In the years since American Psycho’s release, the movie’s fanbase has grown exponentially, and Turner’s talents as a feminist horror writer are still in demand. “I’m a woman who’s known for this kind of stuff, and so it puts me in a small pool,” she says with a laugh, “because when anyone wants to deal with tricky material around women and someone might call them a misogynist, they’re like ‘Go get that lady!’” After Psycho, Turner finished The Notorious Bettie Page, worked as a writer and actress on The L Word, and wrote the 2013 thriller Breaking the Girls, among other projects.

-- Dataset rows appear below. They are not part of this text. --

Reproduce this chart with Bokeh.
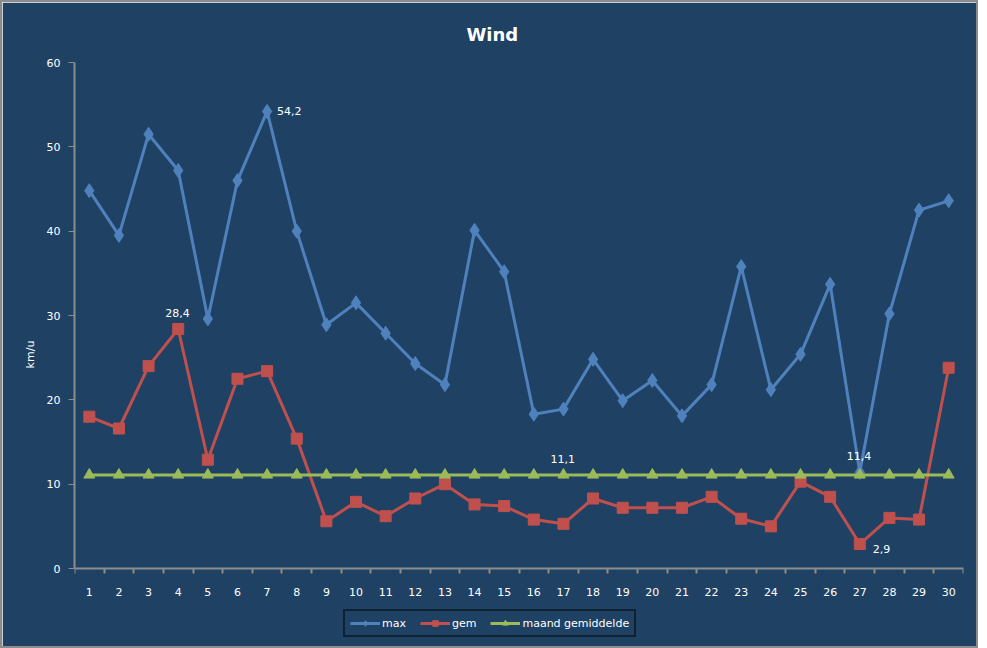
from bokeh.plotting import figure
from bokeh.models import Range1d, FixedTicker, Legend, LegendItem, ColumnDataSource
from bokeh.core.properties import value
from bokeh.embed import file_html
from bokeh.resources import INLINE

days = list(range(1, 31))
wind_max = [44.8, 39.5, 51.5, 47.2, 29.6, 46.0, 54.2, 40.0, 28.9, 31.5,
            27.9, 24.3, 21.8, 40.1, 35.2, 18.3, 18.9, 24.8, 19.9, 22.3,
            18.1, 21.8, 35.8, 21.2, 25.4, 33.7, 11.4, 30.2, 42.5, 43.6]
wind_gem = [18.0, 16.6, 24.0, 28.4, 12.9, 22.5, 23.4, 15.4, 5.6, 7.9,
            6.2, 8.3, 10.0, 7.6, 7.4, 5.8, 5.3, 8.3, 7.2, 7.2,
            7.2, 8.5, 5.9, 5.0, 10.3, 8.5, 2.9, 6.0, 5.8, 23.8]
maand_gem = [11.1, 11.1, 11.1, 11.1, 11.1, 11.1, 11.1, 11.1, 11.1, 11.1,
             11.1, 11.1, 11.1, 11.1, 11.1, 11.1, 11.1, 11.1, 11.1, 11.1,
             11.1, 11.1, 11.1, 11.1, 11.1, 11.1, 11.1, 11.1, 11.1, 11.1]

# data labels: (day, series)
label_days = [7, 4, 17, 27, 27]
label_series = ["max", "gem", "maand", "max", "gem"]

BG = "#1F4264"
BLUE = "#4F81BD"
RED = "#C0504D"
GREEN = "#9BBB59"
GRAY = "#8C8C8C"
FONT = "DejaVu Sans"

# frame reaches down to the bottom so the legend can sit inside it;
# the value axis itself only covers 0..60 over 506 px
FW, FH, AXIS_H = 889, 584, 506
y_lo = -60.0 * (FH - AXIS_H) / AXIS_H

p = figure(frame_width=FW, frame_height=FH, output_backend="svg", toolbar_location=None,
           x_range=Range1d(0.5, 30.5), y_range=Range1d(y_lo, 60),
           min_border_left=72, min_border_right=13, min_border_top=60,
           min_border_bottom=0)
p.background_fill_color = BG
p.border_fill_color = BG
# same colour as the fill, hides the seam round the frame
p.outline_line_color = BG
p.outline_line_width = 2
p.styles = {"border": "2px solid #8C8C8C"}
p.xgrid.grid_line_color = None
p.ygrid.grid_line_color = None

p.title.text = "Wind"
p.title.align = "left"
p.title.offset = 392
p.title.text_color = "white"
p.title.text_font = FONT
p.title.text_font_size = "18px"
p.title.text_font_style = "bold"
p.title.standoff = 36

src = ColumnDataSource(data=dict(day=days, mx=wind_max, gem=wind_gem, mg=maand_gem))

l1 = p.line("day", "mx", source=src, line_color=BLUE, line_width=3)
m1 = p.scatter("day", "mx", source=src, marker="diamond", size=14,
               fill_color=BLUE, line_color=BLUE)
l2 = p.line("day", "gem", source=src, line_color=RED, line_width=3)
m2 = p.scatter("day", "gem", source=src, marker="square", size=11,
               fill_color=RED, line_color=RED)
l3 = p.line("day", "mg", source=src, line_color=GREEN, line_width=3)
m3 = p.scatter("day", "mg", source=src, marker="triangle", size=11,
               fill_color=GREEN, line_color=GREEN)

# data labels
series = {"max": wind_max, "gem": wind_gem, "maand": maand_gem}
lx, ly, lt, xo, yo = [], [], [], [], []
for d, s in zip(label_days, label_series):
    v = series[s][d - 1]
    lx.append(d)
    ly.append(v)
    lt.append(("%.1f" % v).replace(".", ","))
    if s == "max" and d == 7:
        xo.append(10); yo.append(0)
    elif s == "gem" and d == 27:
        xo.append(13); yo.append(5)
    else:
        xo.append(-13); yo.append(-16)
lab = ColumnDataSource(data=dict(x=lx, y=ly, t=lt, xo=xo, yo=yo))
p.text("x", "y", text="t", source=lab, x_offset="xo", y_offset="yo",
       text_color="white", text_font=value(FONT), text_font_size="11px",
       text_baseline="middle", text_align="left")

# axes
for ax in (p.xaxis[0], p.yaxis[0]):
    ax.axis_line_color = GRAY
    ax.axis_line_width = 2
    ax.major_label_text_color = "white"
    ax.major_label_text_font = FONT
    ax.major_label_text_font_size = "11px"

p.yaxis.ticker = FixedTicker(ticks=[0, 10, 20, 30, 40, 50, 60])
p.yaxis.bounds = (0, 60)
p.yaxis.major_tick_line_color = GRAY
p.yaxis.major_tick_out = 6
p.yaxis.major_tick_in = 0
p.yaxis.minor_tick_line_color = None
p.yaxis.axis_label = "km/u"
p.yaxis.axis_label_text_color = "white"
p.yaxis.axis_label_text_font = FONT
p.yaxis.axis_label_text_font_size = "11px"
p.yaxis.axis_label_text_font_style = "normal"
p.yaxis.major_label_standoff = 8
p.yaxis.axis_label_standoff = 7

p.xaxis.fixed_location = 0
p.xaxis.ticker = FixedTicker(ticks=days, minor_ticks=[d - 0.5 for d in days] + [30.5])
p.xaxis.major_tick_line_color = None
p.xaxis.minor_tick_line_color = GRAY
p.xaxis.minor_tick_line_width = 2
p.xaxis.minor_tick_out = 5
p.xaxis.minor_tick_in = 0
p.xaxis.major_label_standoff = 13

legend = Legend(items=[
    LegendItem(label="max", renderers=[l1, m1]),
    LegendItem(label="gem", renderers=[l2, m2]),
    LegendItem(label="maand gemiddelde", renderers=[l3, m3]),
], orientation="horizontal", location=(269, 9))
legend.background_fill_color = BG
legend.background_fill_alpha = 1
legend.border_line_color = "black"
legend.border_line_width = 2
legend.label_text_color = "white"
legend.label_text_font = FONT
legend.label_text_font_size = "11px"
legend.label_height = 14
legend.glyph_width = 30
legend.glyph_height = 14
legend.label_standoff = 2
legend.spacing = 14
legend.padding = 5
legend.margin = 0
p.add_layout(legend, "center")

open("out.html", "w").write(file_html(p, INLINE))
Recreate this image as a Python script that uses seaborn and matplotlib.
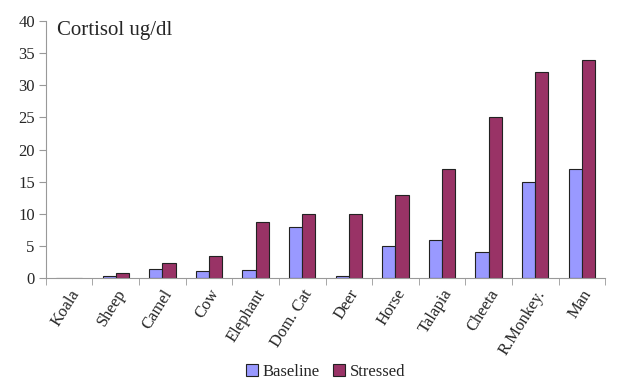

She’s now writing a screenplay for the Charles Manson film The Family and developing a new movie in the horror/thriller vein with Harron.

But back to that ending. Here, in Turner’s own words, is her explanation of where Patrick Bateman breaks from reality. “Everything was really happening. But at some point, we’re starting to see things through Patrick’s eyes,” she says. “He’s losing his mind. So for example, in the scene where he gets the two hookers to come over, and he’s videotaping himself and looking at himself in the mirror – in real life, they probably they weren’t as attractive as they are, and it wasn’t all as Penthouse Letters as it is. So that’s where we start getting into Patrick’s head. And then by the time the ATM says ‘Feed me a stray cat’ – he’s there, he’s got the kitten, but the ATM doesn’t actually say that. He’s just going nuts. And then he’s unraveling from there."

“So by the end, the idea was that this man lives in this world where nobody can tell anyone apart — and obviously the whole movie is a hyper-reality — but he did do all this stuff and he still cannot stand out because nobody cares about anything and nobody’s paying attention to anyone. And they’re all interchangeable. And so he’s stuck. He’s practically begging, saying, ‘I kill people! I’m not like all of you, I have something special about me! And they’re like, ‘Wait, who are you?’ And that’s what we were going for, that big metaphor.”